Get off your high horse and go build your next big Web 2.0 script that can do anything as long as you have less than 100 daily visitors.

That's not really very helpful. I still feel like an expat perl programmer but I have rails/nginx sites that see over 100,000 people a day without any difficulty. They're clustered over four servers, none of which peaks at more than a half of its capacity. Five years ago I was running similarly busy sites under mod_perl and apache 1.3.x. The architecture was more powerful but less robust. I could do much all sorts of interesting things with the apache lifecycle - rails feels like lego by comparison - but the whole assembly was flaky and temperamental, each mod_perl process took up to 50MB and I lived in constant fear of the whole thing falling over.

That probably has as much to do with my code quality as anything else (and the 'interesting things') but it does show that the modern high level frameworks are a viable alternative. Rails doesn't scale well but it does cluster well, and hardware is cheap. I miss the quality of people you get in the perl community, the quality of documentation (out here they think that having a blog counts) and the cheerful absurdism. I don't miss the posturing and strop, and in terms of getting things done I'm much better off than I was.

Re:To all the detractors (1)

DougWebb (178910) | more than 6 years ago | (#22125348)

I have rails/nginx sites that see over 100,000 people a day without any difficulty. They're clustered over four servers, none of which peaks at more than a half of its capacity. Five years ago I was running similarly busy sites under mod_perl and apache 1.3.x. The architecture was more powerful but less robust. I could do much all sorts of interesting things with the apache lifecycle - rails feels like lego by comparison - but the whole assembly was flaky and temperamental, each mod_perl process took up to 50MB and I lived in constant fear of the whole thing falling over.
For my company I've developed a large and complex web application that handles over 4 million requests per day, spread over about a dozen servers. It's pure Perl, with a custom HTTP/1.1 server written in Perl, and an Apache server in front of it serving static files and proxying dynamic requests back to the Perl server.

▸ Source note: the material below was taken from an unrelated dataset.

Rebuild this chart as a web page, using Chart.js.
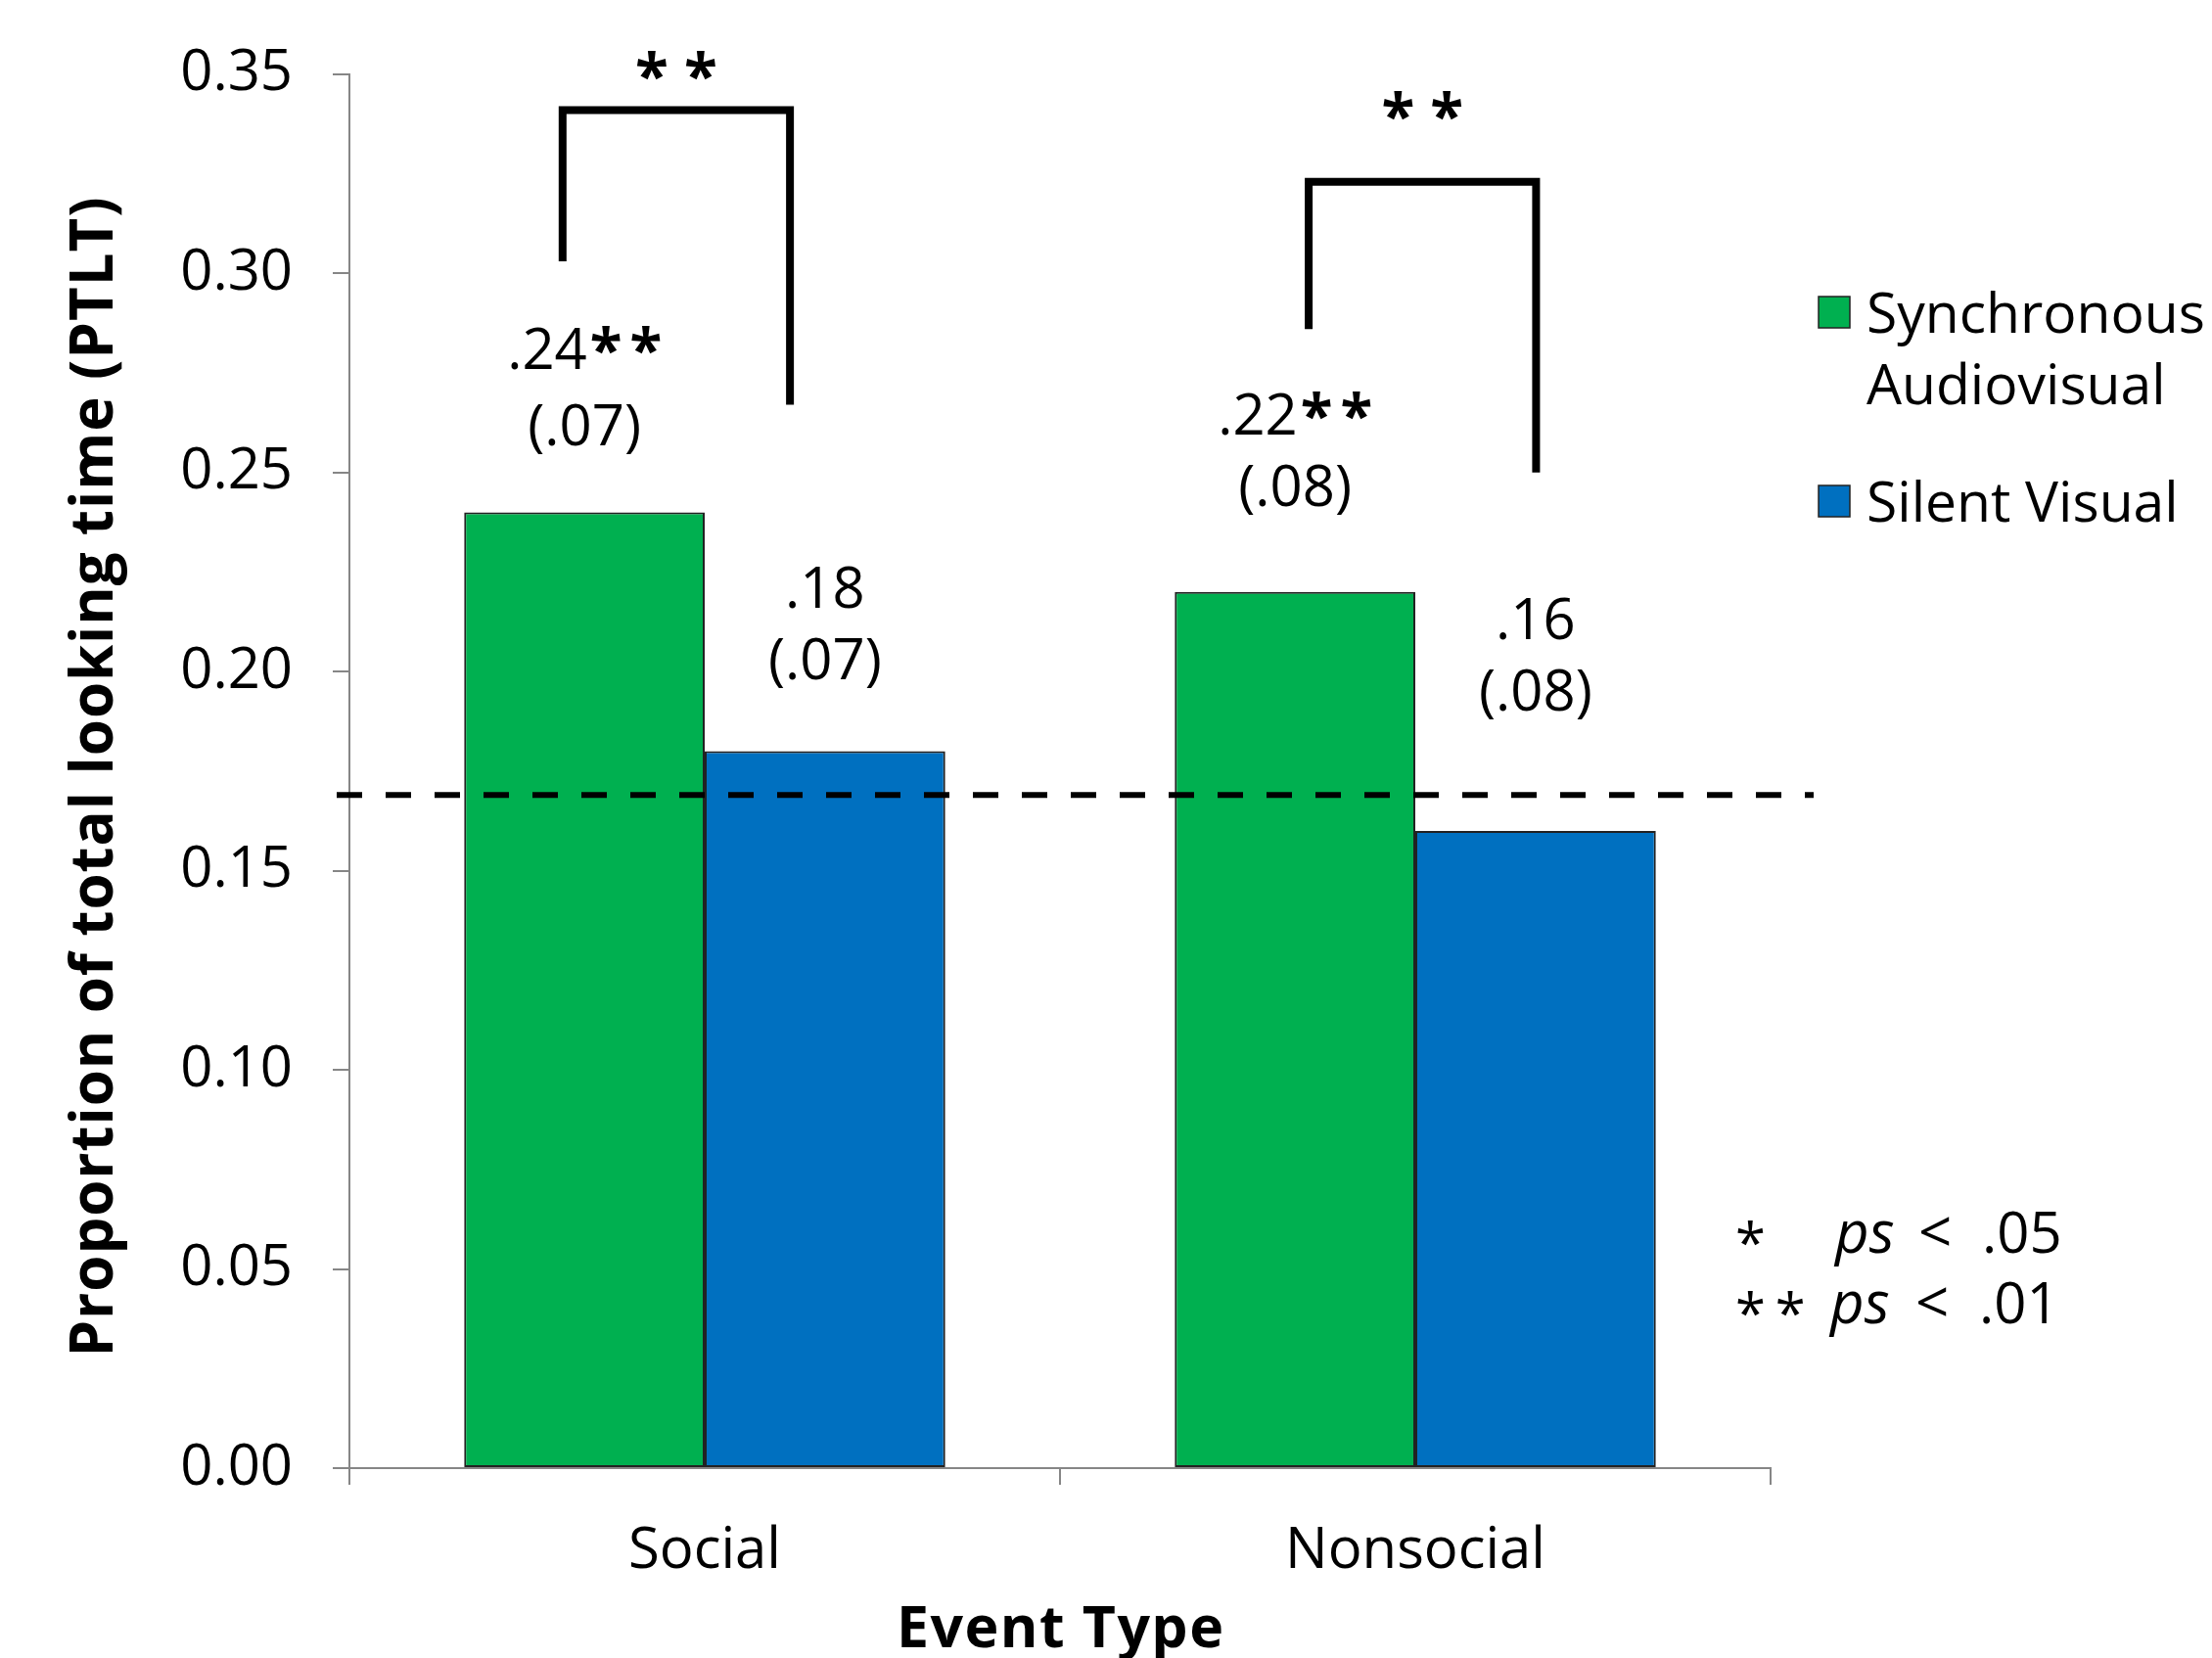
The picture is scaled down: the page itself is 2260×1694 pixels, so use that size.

Re:To all the detractors (2, Interesting)

adamkennedy (121032) | more than 6 years ago | (#22125084)

People have been arguing for who knows how long about syntax. At some point the argument has to end and someone has to implement that syntax. It's not an easy thing to bring either of these points to conclusion.

Actually, this is kinda wrong. Both have been happening simultaneously.

The entire point of Pugs was to have a reference implementation of the syntax.

And the mere existence of that implementation has meant that the language folks have gotten insight into how they designs work when you actually implement them.

As a result, in several places the syntax has been modified to make implementation easier, or make parsing faster, etc.

Time runs fast (1)

herve_masson (104332) | more than 6 years ago | (#22124466)

April 1st already ?

Re:Time runs fast (0)

Anonymous Coward | more than 6 years ago | (#22124868)

Oh why, yes it is. In the gravitational field your mouth generates it is April the 1st, 1998.

YUO FAIL IT. (-1, Troll)

Anonymous Coward | more than 6 years ago | (#22124598)

Who fails it ? (1)

ajs318 (655362) | more than 6 years ago | (#22124980)

If you're going to link to a website, first make sure there is actually something there.